When Does Supervised Training Pay Off? The Hidden Economics of Object Detection in the Era of Vision-Language Models
This provides a decision framework for practitioners in computer vision to choose architectures based on inference volume and budget, though it is incremental as it applies existing methods to a new economic analysis.
The paper tackles the cost-effectiveness of supervised object detection versus zero-shot vision-language models, finding that supervised YOLO achieves 91.2% accuracy but only pays off beyond 55 million inferences, while zero-shot models like Gemini and GPT-4 have lower accuracy (68.5% and 71.3%) but lower cost-per-detection ($0.00050 and $0.00067).

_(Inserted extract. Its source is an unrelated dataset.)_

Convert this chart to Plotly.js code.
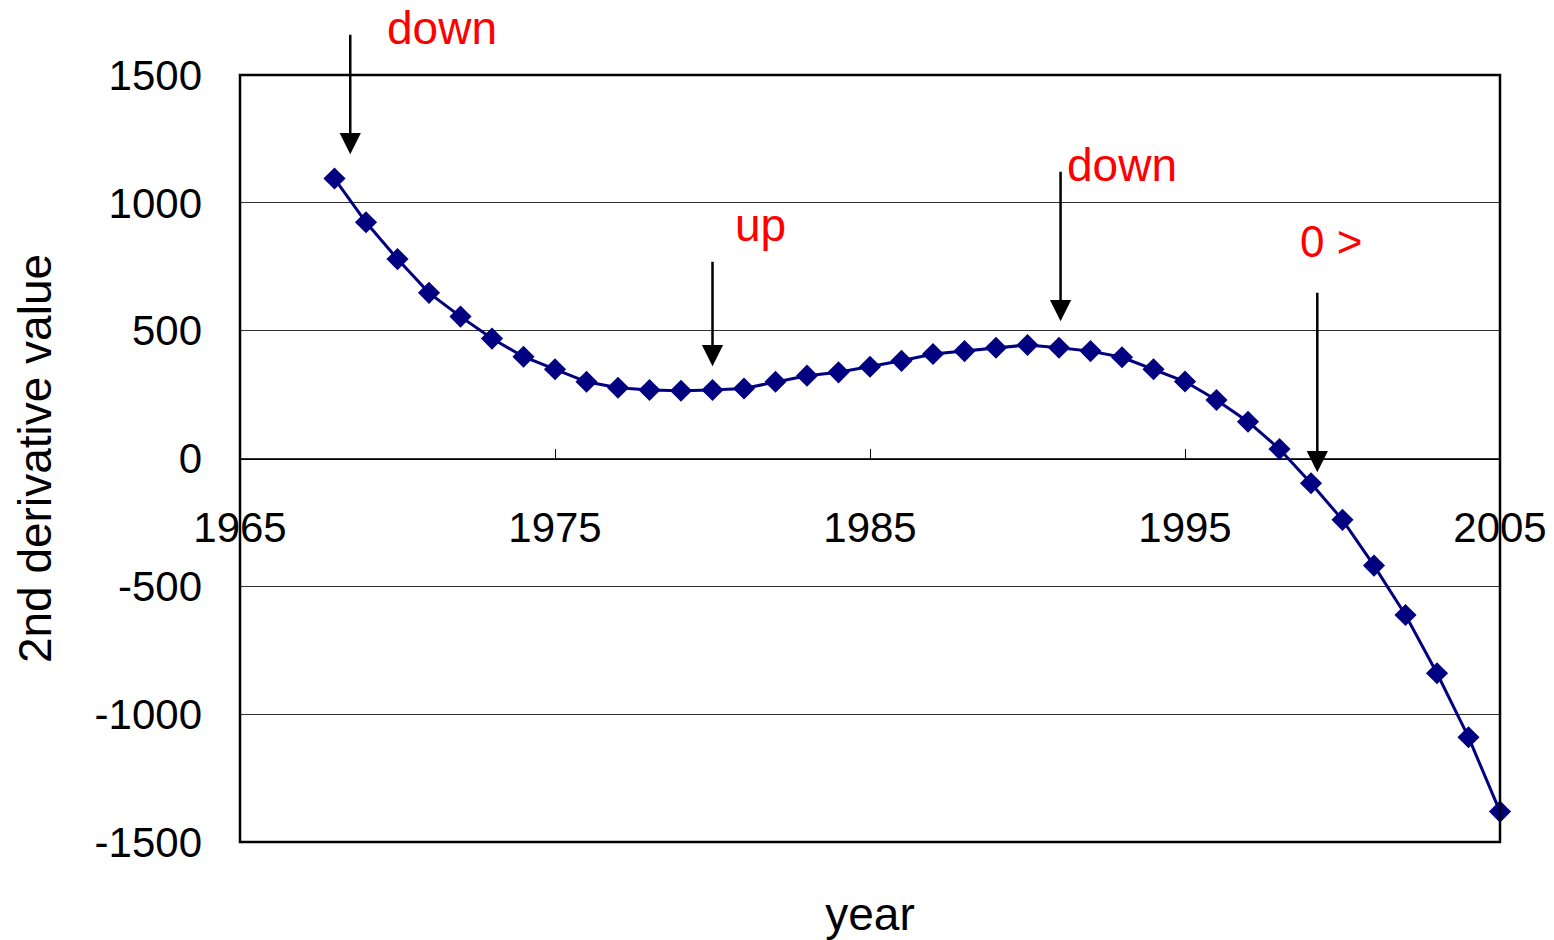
<!DOCTYPE html>
<html>
<head>
<meta charset="utf-8">
<script src="https://cdn.plot.ly/plotly-3.0.1.min.js"></script>
<style>html,body{margin:0;padding:0;background:#fff}#chart{width:1554px;height:940px}</style>
</head>
<body>
<div id="chart"></div>
<script>
const years = [1968,1969,1970,1971,1972,1973,1974,1975,1976,1977,1978,1979,1980,1981,1982,1983,1984,1985,1986,1987,1988,1989,1990,1991,1992,1993,1994,1995,1996,1997,1998,1999,2000,2001,2002,2003,2004,2005];
const secondDerivative = [1095,924,780,648,555,469,398,349,300,277,268,265,268,274,300,324,337,359,382,409,420,433,444,433,420,396,349,301,229,144,37,-97,-240,-419,-612,-840,-1090,-1381];
const xTickVals = [1965,1975,1985,1995,2005];
const xTickText = ["1965","1975","1985","1995","2005"];
const yTickVals = [-1500,-1000,-500,0,500,1000,1500];
const yTickText = ["-1500","-1000","-500","0","500","1000","1500"];
const calloutLabels = ["down","up","down","0 >"];
const calloutYears = [1968.5,1980,1991.05,1999.2];
const calloutValues = [1190,361,537,-54];

const tickFont = {family:'"Liberation Sans",Arial,sans-serif', size:42, color:'#000'};
const titleFont = {family:'"Liberation Sans",Arial,sans-serif', size:46, color:'#000'};
const redFont = {family:'"Liberation Sans",Arial,sans-serif', size:46, color:'#ff0000'};

const trace = {
  x: years, y: secondDerivative, type:'scatter', mode:'lines+markers',
  line:{color:'#000080', width:3},
  marker:{symbol:'diamond', size:17, color:'#000080'},
  showlegend:false, cliponaxis:false
};

// arrow tails (pixel offsets) and label placements
const arrowTailOffsets = [-121,-106,-151,-181];
const labelPos = [
  {x:(385-240)/1260, y:(842-28)/767},
  {x:(733-240)/1260, y:(842-225)/767},
  {x:(1065-240)/1260, y:(842-165)/767},
  {x:(1298-240)/1260, y:(842-241)/767}
];
const annotations = [];
for (let i=0;i<calloutLabels.length;i++){
  annotations.push({
    x:calloutYears[i], y:calloutValues[i], xref:'x', yref:'y',
    text:'', showarrow:true, ax:0, ay:arrowTailOffsets[i],
    arrowhead:2, arrowsize:1.7, arrowwidth:2.5, arrowcolor:'#000'
  });
  const f = i===3 ? {family:'"Liberation Sans",Arial,sans-serif', size:44, color:'#ff0000'} : redFont;
  annotations.push({
    x:labelPos[i].x, y:labelPos[i].y, xref:'paper', yref:'paper',
    xanchor:'left', yanchor:'middle', text:calloutLabels[i], showarrow:false, font:f
  });
}

const layout = {
  width:1554, height:940,
  margin:{l:240, r:54, t:75, b:98, pad:0},
  paper_bgcolor:'#fff', plot_bgcolor:'#fff',
  xaxis:{
    range:[1965,2005], anchor:'free', position:0.5,
    tickvals:xTickVals, ticktext:xTickText, tickfont:tickFont,
    ticks:'inside', ticklen:10, tickwidth:1, tickcolor:'#000',
    showline:true, linecolor:'#000', linewidth:1.5,
    showgrid:false, zeroline:false, ticklabelstandoff:32,
    title:{text:'year', font:titleFont, standoff:362}
  },
  yaxis:{
    range:[-1500,1500], tickvals:yTickVals, ticktext:yTickText, tickfont:tickFont,
    ticks:'', showgrid:true, gridcolor:'#303030', gridwidth:1,
    zeroline:false, showline:false, ticklabelstandoff:37,
    title:{text:'2nd derivative value', font:titleFont, standoff:28}
  },
  shapes:[{type:'rect', xref:'paper', yref:'paper', x0:0, x1:1, y0:0, y1:1, line:{color:'#000', width:2.5}}],
  annotations:annotations
};

Plotly.newPlot('chart',[trace],layout,{staticPlot:true, displayModeBar:false});
</script>
</body>
</html>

Object detection traditionally relies on costly manual annotation. We present the first comprehensive cost-effectiveness analysis comparing supervised YOLO and zero-shot vision-language models (Gemini Flash 2.5 and GPT-4). Evaluated on 5,000 stratified COCO images and 500 diverse product images, combined with Total Cost of Ownership modeling, we derive break-even thresholds for architecture selection. Results show supervised YOLO attains 91.2% accuracy versus 68.5% for Gemini and 71.3% for GPT-4 on standard categories; the annotation expense for a 100-category system is $10,800, and the accuracy advantage only pays off beyond 55 million inferences (151,000 images/day for one year). On diverse product categories Gemini achieves 52.3% and GPT-4 55.1%, while supervised YOLO cannot detect untrained classes. Cost-per-correct-detection favors Gemini ($0.00050) and GPT-4 ($0.00067) over YOLO ($0.143) at 100,000 inferences. We provide decision frameworks showing that optimal architecture choice depends on inference volume, category stability, budget, and accuracy requirements.